David Brooks wonders aloud whether or not President Obama has the guts to stick with the war in Afghanistan.
I’ve called around to several of the smartest military experts I know to get their views on these controversies. I called retired officers, analysts who have written books about counterinsurgency warfare, people who have spent years in Afghanistan. I tried to get them to talk about the strategic choices facing the president. To my surprise, I found them largely uninterested.
Most of them have no doubt that the president is conducting an intelligent policy review. They have no doubt that he will come up with some plausible troop level.
They are not worried about his policy choices. Their concerns are more fundamental. They are worried about his determination.

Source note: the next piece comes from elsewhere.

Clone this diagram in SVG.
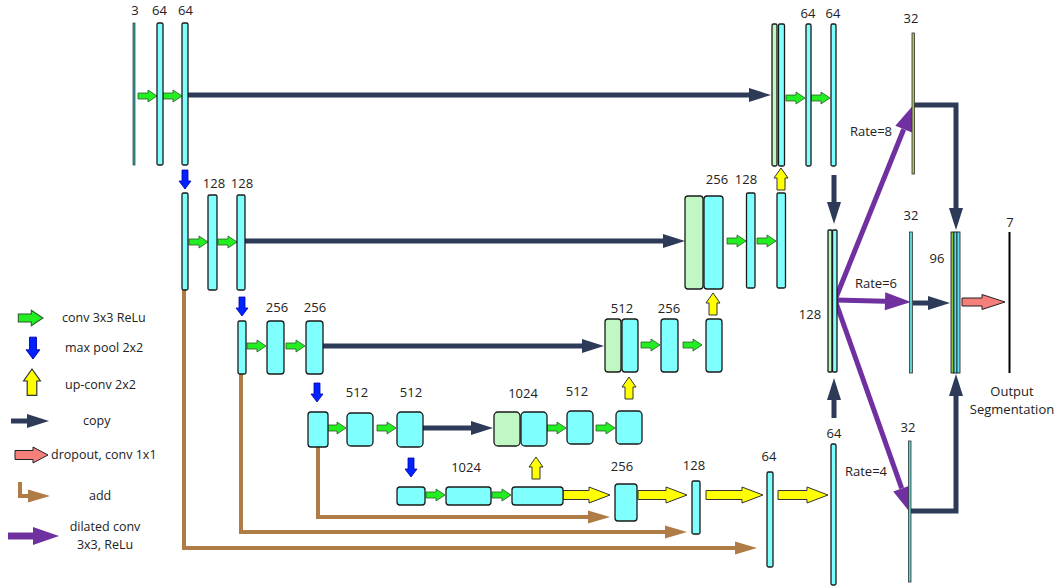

These people, who follow the war for a living, who spend their days in military circles both here and in Afghanistan, have no idea if President Obama is committed to this effort. They have no idea if he is willing to stick by his decisions, explain the war to the American people and persevere through good times and bad.
Their first concerns are about Obama the man. They know he is intellectually sophisticated. They know he is capable of processing complicated arguments and weighing nuanced evidence.
So I guess the president’s most important meeting is not the one with the Joint Chiefs and the cabinet secretaries. It’s the one with the mirror, in which he looks for some firm conviction about whether Afghanistan is worthy of his full and unshakable commitment. If the president cannot find that core conviction, we should get out now. It would be shameful to deploy more troops only to withdraw them later. If he does find that conviction, then he should let us know, and fill the vacuum that is eroding the chances of success.
When a pundit comes up with a question like that, it makes you wonder what it was in the president’s past behavior that would suggest that he would lack the courage or the tenacity to make a decision and stick with it, all the while considering the changing circumstances once he’s made the decision? The president has his flaws and his enigmas, but a lack of tenacity isn’t one of them. If it was, he’d still be a community organizer — if that — in Chicago. Instead, the president is dealing with a very difficult problem in the way that all dilemmas should be: getting as much information as possible, looking at all the possible ramifications, including, I hope, the ones you never think of, and coming to a conclusion that may have to be modified or even abandoned as the situation warrants. That’s not dithering, that’s judgment, and the people who are clamoring for an instant response are the ones who left this flaming bag of trouble on his desk in the first place and are not the ones who will be standing on the tarmac at Dover.